» SOURCE MATERIAL
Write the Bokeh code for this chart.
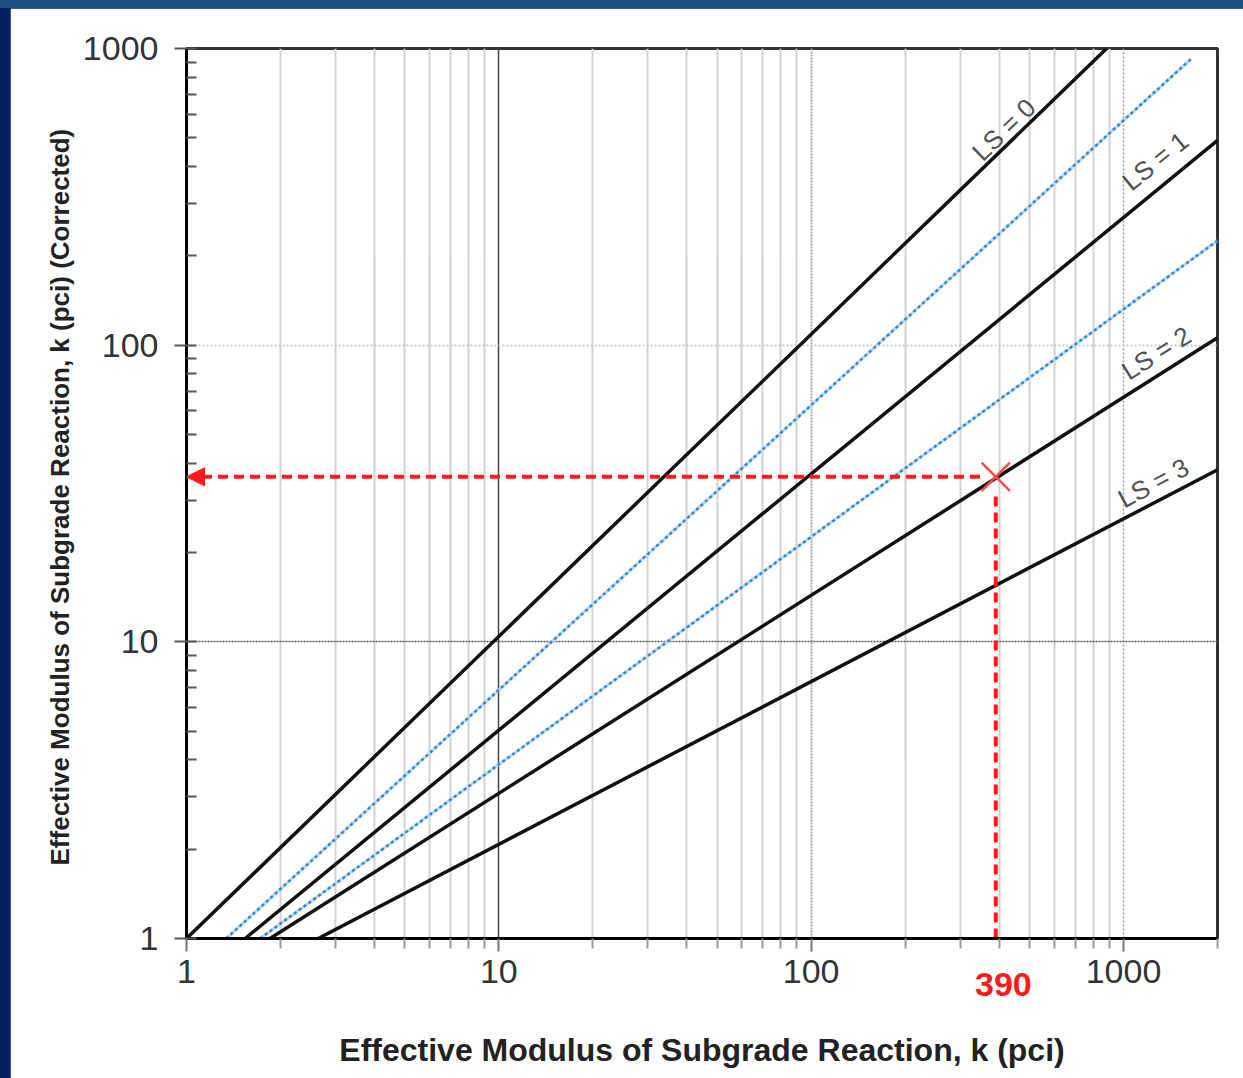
from bokeh.plotting import figure
from bokeh.models import FixedTicker, Grid, Arrow, NormalHead, Range1d, Div
from bokeh.layouts import column
from bokeh.core.properties import value
from bokeh.embed import file_html
from bokeh.resources import INLINE

# ---- data ----
ls0_x = [1.0, 883.0]
ls0_y = [1.0, 1000.0]
ls1_x = [1.54, 2000.0]
ls1_y = [1.0, 490.0]
ls2_x = [1.85, 2000.0]
ls2_y = [1.0, 106.0]
ls3_x = [2.64, 2000.0]
ls3_y = [1.0, 38.0]
blue_a_x = [1.34, 1650.0]
blue_a_y = [1.0, 925.0]
blue_b_x = [1.72, 2000.0]
blue_b_y = [1.0, 225.0]

k_effective = 390.0
k_corrected = 36.0

major_ticks = [1, 10, 100, 1000]
minor_x = [m * d for d in (1, 10, 100) for m in range(2, 10)] + [2000]
minor_y = [m * d for d in (1, 10, 100) for m in range(2, 10)]

ls_labels = ["LS = 0", "LS = 1", "LS = 2", "LS = 3"]
ls_label_x = [414, 1265, 1274, 1247]
ls_label_y = [533, 417, 94, 34.3]
ls_label_angle = [44, 39, 32, 28]

FONT = "Liberation Sans"

p = figure(width=1233, height=1070, x_axis_type="log", y_axis_type="log",
           x_range=Range1d(1, 2000), y_range=Range1d(1, 1000),
           output_backend="svg", toolbar_location=None,
           min_border_left=176, min_border_right=26, min_border_top=40, min_border_bottom=140,
           background_fill_color="white", border_fill_color="white")
p.margin = (8, 0, 0, 10)

p.xgrid.visible = False
p.ygrid.visible = False

# grids
p.add_layout(Grid(dimension=0, ticker=FixedTicker(ticks=[t for t in minor_x if t < 2000]),
                  grid_line_color="#d2d2d2", grid_line_width=2))
p.add_layout(Grid(dimension=0, ticker=FixedTicker(ticks=[10]),
                  grid_line_color="#444444", grid_line_width=1.5))
p.add_layout(Grid(dimension=0, ticker=FixedTicker(ticks=[100]),
                  grid_line_color="#aaaaaa", grid_line_width=2, grid_line_dash="2 1"))
p.add_layout(Grid(dimension=0, ticker=FixedTicker(ticks=[1000]),
                  grid_line_color="#999999", grid_line_width=1.5, grid_line_dash="2 2"))
p.add_layout(Grid(dimension=1, ticker=FixedTicker(ticks=[10]),
                  grid_line_color="#555555", grid_line_width=1.5, grid_line_dash="2 1"))
p.add_layout(Grid(dimension=1, ticker=FixedTicker(ticks=[100]),
                  grid_line_color="#cccccc", grid_line_width=2, grid_line_dash="2 2"))

# axes
p.xaxis.ticker = FixedTicker(ticks=major_ticks, minor_ticks=minor_x)
p.yaxis.ticker = FixedTicker(ticks=major_ticks, minor_ticks=minor_y)
p.xaxis.major_label_overrides = {1: "1", 10: "10", 100: "100", 1000: "1000"}
p.yaxis.major_label_overrides = {1: "1", 10: "10", 100: "100", 1000: "1000"}

for ax in (p.xaxis[0], p.yaxis[0]):
    ax.axis_line_color = "black"
    ax.axis_line_width = 3
    ax.major_label_text_font = FONT
    ax.major_label_text_font_size = "34px"
    ax.major_label_text_color = "#333333"
    ax.axis_label_text_font = FONT
    ax.axis_label_text_font_style = "bold"
    ax.axis_label_text_color = "#222222"

p.xaxis.major_tick_in = 0
p.xaxis.major_tick_out = 13
p.xaxis.minor_tick_in = 0
p.xaxis.minor_tick_out = 10
p.xaxis.major_tick_line_color = "#777777"
p.xaxis.minor_tick_line_color = "#999999"
p.xaxis.major_tick_line_width = 2
p.xaxis.minor_tick_line_width = 2
p.xaxis.major_label_standoff = 8
p.xaxis.axis_label = "Effective Modulus of Subgrade Reaction, k (pci)"
p.xaxis.axis_label_text_font_size = "32px"
p.xaxis.axis_label_standoff = 46

p.yaxis.major_tick_in = 10
p.yaxis.major_tick_out = 12
p.yaxis.minor_tick_in = 10
p.yaxis.minor_tick_out = 0
p.yaxis.major_tick_line_color = "#555555"
p.yaxis.minor_tick_line_color = "#555555"
p.yaxis.major_tick_line_width = 2
p.yaxis.minor_tick_line_width = 2
p.yaxis.major_label_standoff = 16
p.yaxis.axis_label = "Effective Modulus of Subgrade Reaction, k (pci)  (Corrected)"
p.yaxis.axis_label_text_font_size = "26px"
p.yaxis.axis_label_standoff = 5

p.outline_line_color = "#333333"
p.outline_line_width = 3

# blue dotted lines
for bx, by in ((blue_a_x, blue_a_y), (blue_b_x, blue_b_y)):
    p.line(bx, by, line_color="#b8d8f2", line_width=3)
    p.line(bx, by, line_color="#2f86d4", line_width=2.5, line_dash="3 3")

# black LS lines
for lx, ly in ((ls0_x, ls0_y), (ls1_x, ls1_y), (ls2_x, ls2_y), (ls3_x, ls3_y)):
    p.line(lx, ly, line_color="#111111", line_width=3.5)

# LS labels
p.text(x=ls_label_x, y=ls_label_y, text=ls_labels, angle=ls_label_angle, angle_units="deg",
       text_align="center", text_baseline="middle", text_font=value(FONT),
       text_font_size="26px", text_color="#505050")

# red construction
red = "#ff1a1a"
p.add_layout(Arrow(end=NormalHead(size=18, fill_color=red, line_color=red),
                   x_start=k_effective * 0.89, y_start=k_corrected,
                   x_end=1, y_end=k_corrected,
                   line_color=red, line_width=4, line_dash="10 6"))
p.line([k_effective, k_effective], [1, k_corrected * 0.88], line_color=red,
       line_width=4, line_dash="10 6")
p.scatter([k_effective], [k_corrected], marker="x", size=40, line_color="#ff4a4a", line_width=2.5)

# red "390" tick label below the x axis (outside the plot frame)
label_390 = Div(
    text='<span style="font-family:\'Liberation Sans\';font-weight:bold;font-size:34px;'
         'line-height:1;color:#ff1a1a;white-space:nowrap;">%d</span>' % int(k_effective),
    width=70, height=36, margin=0,
    styles={"position": "absolute", "left": "975px", "top": "967px", "z-index": "10"})

layout = column(p, label_390,
                styles={"background": "linear-gradient(to bottom, #1a4f7e 0px, #1a4f7e 8px, #002060 8px)",
                        "position": "relative"})

open("out.html", "w").write(file_html(layout, INLINE))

» EXERCISE GOAL
Copy the material shown above in full and exactly. Skip the pictures.

» TASK OUTPUT
Write the Bokeh code for this chart.
from bokeh.plotting import figure
from bokeh.models import FixedTicker, Grid, Arrow, NormalHead, Range1d, Div
from bokeh.layouts import column
from bokeh.core.properties import value
from bokeh.embed import file_html
from bokeh.resources import INLINE

# ---- data ----
ls0_x = [1.0, 883.0]
ls0_y = [1.0, 1000.0]
ls1_x = [1.54, 2000.0]
ls1_y = [1.0, 490.0]
ls2_x = [1.85, 2000.0]
ls2_y = [1.0, 106.0]
ls3_x = [2.64, 2000.0]
ls3_y = [1.0, 38.0]
blue_a_x = [1.34, 1650.0]
blue_a_y = [1.0, 925.0]
blue_b_x = [1.72, 2000.0]
blue_b_y = [1.0, 225.0]

k_effective = 390.0
k_corrected = 36.0

major_ticks = [1, 10, 100, 1000]
minor_x = [m * d for d in (1, 10, 100) for m in range(2, 10)] + [2000]
minor_y = [m * d for d in (1, 10, 100) for m in range(2, 10)]

ls_labels = ["LS = 0", "LS = 1", "LS = 2", "LS = 3"]
ls_label_x = [414, 1265, 1274, 1247]
ls_label_y = [533, 417, 94, 34.3]
ls_label_angle = [44, 39, 32, 28]

FONT = "Liberation Sans"

p = figure(width=1233, height=1070, x_axis_type="log", y_axis_type="log",
           x_range=Range1d(1, 2000), y_range=Range1d(1, 1000),
           output_backend="svg", toolbar_location=None,
           min_border_left=176, min_border_right=26, min_border_top=40, min_border_bottom=140,
           background_fill_color="white", border_fill_color="white")
p.margin = (8, 0, 0, 10)

p.xgrid.visible = False
p.ygrid.visible = False

# grids
p.add_layout(Grid(dimension=0, ticker=FixedTicker(ticks=[t for t in minor_x if t < 2000]),
                  grid_line_color="#d2d2d2", grid_line_width=2))
p.add_layout(Grid(dimension=0, ticker=FixedTicker(ticks=[10]),
                  grid_line_color="#444444", grid_line_width=1.5))
p.add_layout(Grid(dimension=0, ticker=FixedTicker(ticks=[100]),
                  grid_line_color="#aaaaaa", grid_line_width=2, grid_line_dash="2 1"))
p.add_layout(Grid(dimension=0, ticker=FixedTicker(ticks=[1000]),
                  grid_line_color="#999999", grid_line_width=1.5, grid_line_dash="2 2"))
p.add_layout(Grid(dimension=1, ticker=FixedTicker(ticks=[10]),
                  grid_line_color="#555555", grid_line_width=1.5, grid_line_dash="2 1"))
p.add_layout(Grid(dimension=1, ticker=FixedTicker(ticks=[100]),
                  grid_line_color="#cccccc", grid_line_width=2, grid_line_dash="2 2"))

# axes
p.xaxis.ticker = FixedTicker(ticks=major_ticks, minor_ticks=minor_x)
p.yaxis.ticker = FixedTicker(ticks=major_ticks, minor_ticks=minor_y)
p.xaxis.major_label_overrides = {1: "1", 10: "10", 100: "100", 1000: "1000"}
p.yaxis.major_label_overrides = {1: "1", 10: "10", 100: "100", 1000: "1000"}

for ax in (p.xaxis[0], p.yaxis[0]):
    ax.axis_line_color = "black"
    ax.axis_line_width = 3
    ax.major_label_text_font = FONT
    ax.major_label_text_font_size = "34px"
    ax.major_label_text_color = "#333333"
    ax.axis_label_text_font = FONT
    ax.axis_label_text_font_style = "bold"
    ax.axis_label_text_color = "#222222"

p.xaxis.major_tick_in = 0
p.xaxis.major_tick_out = 13
p.xaxis.minor_tick_in = 0
p.xaxis.minor_tick_out = 10
p.xaxis.major_tick_line_color = "#777777"
p.xaxis.minor_tick_line_color = "#999999"
p.xaxis.major_tick_line_width = 2
p.xaxis.minor_tick_line_width = 2
p.xaxis.major_label_standoff = 8
p.xaxis.axis_label = "Effective Modulus of Subgrade Reaction, k (pci)"
p.xaxis.axis_label_text_font_size = "32px"
p.xaxis.axis_label_standoff = 46

p.yaxis.major_tick_in = 10
p.yaxis.major_tick_out = 12
p.yaxis.minor_tick_in = 10
p.yaxis.minor_tick_out = 0
p.yaxis.major_tick_line_color = "#555555"
p.yaxis.minor_tick_line_color = "#555555"
p.yaxis.major_tick_line_width = 2
p.yaxis.minor_tick_line_width = 2
p.yaxis.major_label_standoff = 16
p.yaxis.axis_label = "Effective Modulus of Subgrade Reaction, k (pci)  (Corrected)"
p.yaxis.axis_label_text_font_size = "26px"
p.yaxis.axis_label_standoff = 5

p.outline_line_color = "#333333"
p.outline_line_width = 3

# blue dotted lines
for bx, by in ((blue_a_x, blue_a_y), (blue_b_x, blue_b_y)):
    p.line(bx, by, line_color="#b8d8f2", line_width=3)
    p.line(bx, by, line_color="#2f86d4", line_width=2.5, line_dash="3 3")

# black LS lines
for lx, ly in ((ls0_x, ls0_y), (ls1_x, ls1_y), (ls2_x, ls2_y), (ls3_x, ls3_y)):
    p.line(lx, ly, line_color="#111111", line_width=3.5)

# LS labels
p.text(x=ls_label_x, y=ls_label_y, text=ls_labels, angle=ls_label_angle, angle_units="deg",
       text_align="center", text_baseline="middle", text_font=value(FONT),
       text_font_size="26px", text_color="#505050")

# red construction
red = "#ff1a1a"
p.add_layout(Arrow(end=NormalHead(size=18, fill_color=red, line_color=red),
                   x_start=k_effective * 0.89, y_start=k_corrected,
                   x_end=1, y_end=k_corrected,
                   line_color=red, line_width=4, line_dash="10 6"))
p.line([k_effective, k_effective], [1, k_corrected * 0.88], line_color=red,
       line_width=4, line_dash="10 6")
p.scatter([k_effective], [k_corrected], marker="x", size=40, line_color="#ff4a4a", line_width=2.5)

# red "390" tick label below the x axis (outside the plot frame)
label_390 = Div(
    text='<span style="font-family:\'Liberation Sans\';font-weight:bold;font-size:34px;'
         'line-height:1;color:#ff1a1a;white-space:nowrap;">%d</span>' % int(k_effective),
    width=70, height=36, margin=0,
    styles={"position": "absolute", "left": "975px", "top": "967px", "z-index": "10"})

layout = column(p, label_390,
                styles={"background": "linear-gradient(to bottom, #1a4f7e 0px, #1a4f7e 8px, #002060 8px)",
                        "position": "relative"})

open("out.html", "w").write(file_html(layout, INLINE))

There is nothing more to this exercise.